Arctic bases are struggling to deal with a major threat – sunny spring days.
The United States has six arctic bases: Joint Base Elmendorf-Richardson, Clear Space Force Station, Eielson Air Force Base, Fort Wainright, and Fort Greely in Alaska, and Thule Air Base on the Greenland ice field. None of them are large installations, but all are considered strategically important right now. Rising tensions with Russia remind us that the closest we come to Russia is across the Bering Strait and the Arctic Circle.
According to the Defense Department, “the Arctic is a potential vector for an attack on the U.S. homeland, a region where Russia and China are operating more freely, and a strategic corridor for DoD forces between the Indo-Pacific and Europe.”
A report from the DoD Inspector General indicates that none of the six bases are prepared for long-term climate change. Rising Arctic temperatures and melting permafrost and ice are already damaging roads and causing major flooding around the bases.

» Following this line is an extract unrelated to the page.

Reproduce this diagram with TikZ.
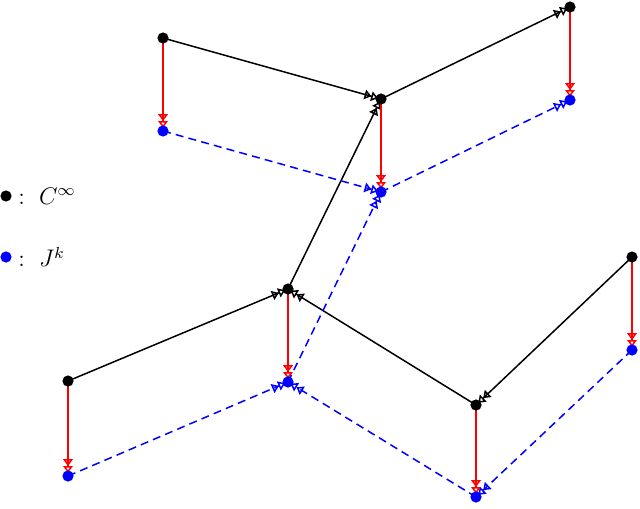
\documentclass[tikz,border=0pt]{standalone}
\usetikzlibrary{arrows.meta,backgrounds}
\begin{document}
\begin{tikzpicture}[x=0.5pt,y=-0.5pt,
  dotk/.style={circle,fill=black,inner sep=0pt,minimum size=5.6pt},
  dotb/.style={circle,fill=blue,inner sep=0pt,minimum size=5.6pt},
  tip/.style={-{Triangle[open,length=3.4pt,width=4.8pt]Triangle[open,length=3.4pt,width=4.8pt]},shorten >=1.6pt},
  kline/.style={tip,draw=black,line width=0.75pt},
  bline/.style={tip,draw=blue,line width=0.75pt,dash pattern=on 4pt off 2.6pt},
  rline/.style={tip,draw=red,line width=0.75pt}]
\useasboundingbox (0,0) rectangle (640,508);
\node[dotk] (A) at (163,38) {};
\node[dotk] (B) at (381,99) {};
\node[dotk] (C) at (570,7) {};
\node[dotk] (D) at (288,289) {};
\node[dotk] (E) at (68,381) {};
\node[dotk] (F) at (476,405) {};
\node[dotk] (G) at (632,257) {};
\node[dotb] (A2) at (163,131) {};
\node[dotb] (B2) at (381,192) {};
\node[dotb] (C2) at (570,100) {};
\node[dotb] (D2) at (288,382) {};
\node[dotb] (E2) at (68,476) {};
\node[dotb] (F2) at (476,497) {};
\node[dotb] (G2) at (632,350) {};
\begin{pgfonlayer}{background}
\draw[kline] (A.center) -- (B.center);
\draw[kline] (B.center) -- (C.center);
\draw[kline] (D.center) -- (B.center);
\draw[kline] (E.center) -- (D.center);
\draw[kline] (F.center) -- (D.center);
\draw[kline] (G.center) -- (F.center);
\draw[bline] (A2.center) -- (B2.center);
\draw[bline] (B2.center) -- (C2.center);
\draw[bline] (D2.center) -- (B2.center);
\draw[bline] (E2.center) -- (D2.center);
\draw[bline] (F2.center) -- (D2.center);
\draw[bline] (G2.center) -- (F2.center);
\foreach \n in {A,B,C,D,E,F,G}{\draw[rline] (\n.center) -- (\n2.center);}
\end{pgfonlayer}
\node[dotk] (L1) at (6,196) {};
\node[dotb] (L2) at (6,257) {};
\node[anchor=west,inner sep=0pt,font=\fontsize{11.5}{13}\selectfont] (T1) at (18,196) {$:\ C^\infty$};
\node[anchor=west,inner sep=0pt,font=\fontsize{11.5}{13}\selectfont] (T2) at (18,257) {$:\ J^k$};
\end{tikzpicture}
\end{document}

President Joe Biden directed that the armed forces take action to make sure their facilities were prepared for changes in climate and extreme weather. But inspectors visiting these six bases found that none of them were even assessing their facilities to learn what preparations might be needed.
“Most installation leaders at the six installations we visited in the Arctic and sub-Arctic region were unfamiliar with military installation resilience planning requirements, processes, and tools,” the inspector general reports said. Operations lacked both training and funding, and considered climate planning an optional “wish list.”

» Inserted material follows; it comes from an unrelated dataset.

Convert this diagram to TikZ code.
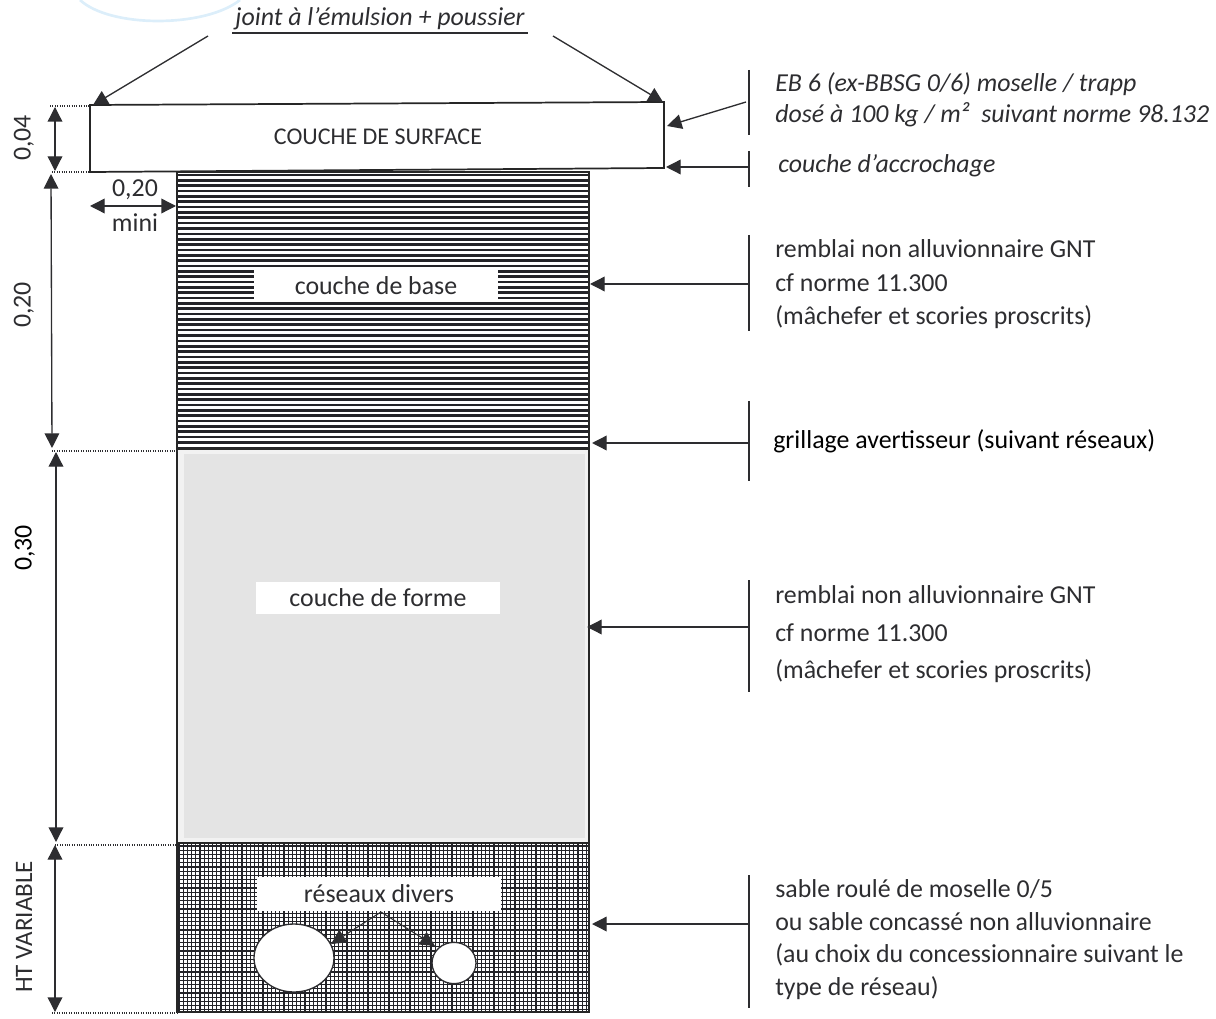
\documentclass[tikz,border=0pt]{standalone}
\usepackage{fontspec}
\setmainfont{Carlito}
\usetikzlibrary{arrows.meta}
\usetikzlibrary{shapes.geometric}
\definecolor{darkink}{RGB}{45, 45, 48}
\definecolor{hatchink}{RGB}{35, 35, 40}
\definecolor{formgray}{RGB}{228, 228, 228}
\definecolor{formgrayL}{RGB}{242, 242, 242}
\definecolor{stampblue}{RGB}{220, 238, 250}

\begin{document}
\begin{tikzpicture}[x = 0.75pt, y = -0.75pt,
	every node/.style = {font = \fontsize{19.4}{22}\selectfont, text = darkink, inner sep = 0pt},
	arrowline/.style = {draw = darkink, line width = 1pt, -{Triangle[length = 11pt, width = 11pt]}},
	dimline/.style = {draw = darkink, line width = 1pt, {Triangle[length = 11pt, width = 11pt]}-{Triangle[length = 11pt, width = 11pt]}},
	dotline/.style = {draw = darkink, line width = 0.8pt, densely dotted},
	barline/.style = {draw = darkink, line width = 1pt},
	layerline/.style = {draw = black!85, line width = 1.3pt},
	whitebox/.style = {fill = white, minimum width = 183pt, minimum height = 24pt},
	notetext/.style = {anchor = west},
	sidetext/.style = {rotate = 90}]
			\useasboundingbox (0,0) rectangle (1216,1019);
			\draw [stampblue, line width = 2pt] (80,0) .. controls (110,28) and (205,28) .. (240,0);

			\fill [white] (177,172) rectangle (589,449);
			\foreach \y in {175,180.35,...,449}
				\draw [hatchink, line width = 2pt] (177,\y) -- (589,\y);
			\fill [formgrayL] (177,449) rectangle (589,843);
			\fill [formgray] (184,454) rectangle (585,838);
			\foreach \y in {846,850.2,...,1012}
				\draw [hatchink, line width = 1pt] (177,\y) -- (589,\y);
			\foreach \x in {179,183.2,...,589}
				\draw [hatchink, line width = 1pt] (\x,843) -- (\x,1012);
			\draw [layerline] (177,172) rectangle (589,449);
			\draw [layerline] (177,449) rectangle (589,843);
			\draw [layerline] (177,843) rectangle (589,1012);
			\draw [layerline, fill = white] (90,105) -- (664,102) -- (664,168) -- (90,172) -- cycle;

			\node (surface) at (378,137) [font = \fontsize{18}{20}\selectfont] {COUCHE DE SURFACE};
			\node (base) at (376,286) [whitebox] {couche de base};
			\node (forme) at (378,598) [whitebox] {couche de forme};
			\node (reseaux) at (379,894) [whitebox, minimum height = 25pt] {réseaux divers};
			\node (bigpipe) at (294,958) [ellipse, draw = darkink, line width = 1pt, fill = white, minimum width = 60pt, minimum height = 51pt] {};
			\node (smallpipe) at (454,963) [ellipse, draw = darkink, line width = 1pt, fill = white, minimum width = 33pt, minimum height = 31pt] {};

			\node (joint) at (380,19) {\itshape joint à l'émulsion + poussier};
			\coordinate (jointL) at (208,36);
			\coordinate (jointR) at (553,36);
			\coordinate (cornerL) at (93,105);
			\coordinate (cornerR) at (663,102);
			\draw [barline] (232,33) -- (528,33);
			\draw [arrowline] (jointL) -- (cornerL);
			\draw [arrowline] (jointR) -- (cornerR);

			\coordinate (a1) at (55,107);
			\coordinate (a2) at (55,171);
			\coordinate (b1) at (51,174);
			\coordinate (b2) at (52,448);
			\coordinate (c1) at (56,452);
			\coordinate (c2) at (56,842);
			\coordinate (d1) at (55,845);
			\coordinate (d2) at (55,1012);
			\draw [dimline] (a1) -- (a2);
			\draw [dimline] (b1) -- (b2);
			\draw [dimline] (c1) -- (c2);
			\draw [dimline] (d1) -- (d2);
			\draw [dotline] (50,106) -- (89,106);
			\draw [dotline] (52,172) -- (89,172);
			\draw [dotline] (52,451) -- (177,451);
			\draw [dotline] (55,845) -- (177,845);
			\draw [dotline] (52,1013) -- (177,1013);

			\node (h04) at (24,138) [sidetext] {0,04};
			\node (h20) at (24,305) [sidetext] {0,20};
			\node (h30) at (25,548) [sidetext, text = black] {0,30};
			\node (hvar) at (24,927) [sidetext, font = \fontsize{18.8}{20}\selectfont] {HT VARIABLE};

			\coordinate (m1) at (90,206);
			\coordinate (m2) at (176,206);
			\draw [dimline] (m1) -- (m2);
			\node (m20) at (135,190) {0,20};
			\node (mini) at (135,223) {mini};

			\coordinate (s1) at (746,102);
			\coordinate (t1) at (667,126);
			\coordinate (s2) at (748,167);
			\coordinate (t2) at (666,167);
			\coordinate (s3) at (748,284);
			\coordinate (t3) at (590,284);
			\coordinate (s4) at (748,443);
			\coordinate (t4) at (592,443);
			\coordinate (s5) at (748,627);
			\coordinate (t5) at (587,627);
			\coordinate (s6) at (748,924);
			\coordinate (t6) at (592,924);
			\draw [arrowline] (s1) -- (t1);
			\draw [arrowline] (s2) -- (t2);
			\draw [arrowline] (s3) -- (t3);
			\draw [arrowline] (s4) -- (t4);
			\draw [arrowline] (s5) -- (t5);
			\draw [arrowline] (s6) -- (t6);
			\draw [barline] (749,70) -- (749,135);
			\draw [barline] (749,151) -- (749,187);
			\draw [barline] (749,235) -- (749,331);
			\draw [barline] (749,401) -- (749,481);
			\draw [barline] (749,580) -- (749,692);
			\draw [barline] (749,875) -- (749,1008);

			\node (eb1) at (775,84) [notetext] {\itshape EB 6 (ex-BBSG 0/6) moselle / trapp};
			\node (eb2) at (775,115) [notetext] {\itshape dosé à 100 kg / m²~ suivant norme 98.132};
			\node (accro) at (778,166) [notetext] {\itshape couche d'accrochage};
			\node (rem1) at (775,249) [notetext] {remblai non alluvionnaire GNT};
			\node (rem2) at (775,283) [notetext] {cf norme 11.300};
			\node (rem3) at (775,317) [notetext] {(mâchefer et scories proscrits)};
			\node (grill) at (773,441) [notetext, text = black] {grillage avertisseur (suivant réseaux)};
			\node (for1) at (775,595) [notetext] {remblai non alluvionnaire GNT};
			\node (for2) at (775,633) [notetext] {cf norme 11.300};
			\node (for3) at (775,671) [notetext] {(mâchefer et scories proscrits)};
			\node (sab1) at (775,889) [notetext] {sable roulé de moselle 0/5};
			\node (sab2) at (775,922) [notetext] {ou sable concassé non alluvionnaire};
			\node (sab3) at (775,955) [notetext] {(au choix du concessionnaire suivant le};
			\node (sab4) at (775,988) [notetext] {type de réseau)};

			\coordinate (r0) at (381,912);
			\coordinate (r1) at (331,944);
			\coordinate (r2) at (435,946);
			\draw [arrowline, line width = 0.8pt] (r0) -- (r1);
			\draw [arrowline, line width = 0.8pt] (r0) -- (r2);
			\end{tikzpicture}
\end{document}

“They stated that their day-to-day focus was on reacting to immediate problems or reducing risk to existing hazards, rather than planning for future hazards,” the report noted.
The inspectors’ reports included runways made unusable by cracked and sinking pavement, damaged hangers and roads, and in Thule, a completely destroyed flood barrier. At Fort Wainwright, wildfire risks blocked nearly half a year of training in 2019.
Climate change is bringing more extreme weather everywhere in the world, but the Arctic (and Antarctic) is warming two to three times faster than the global average.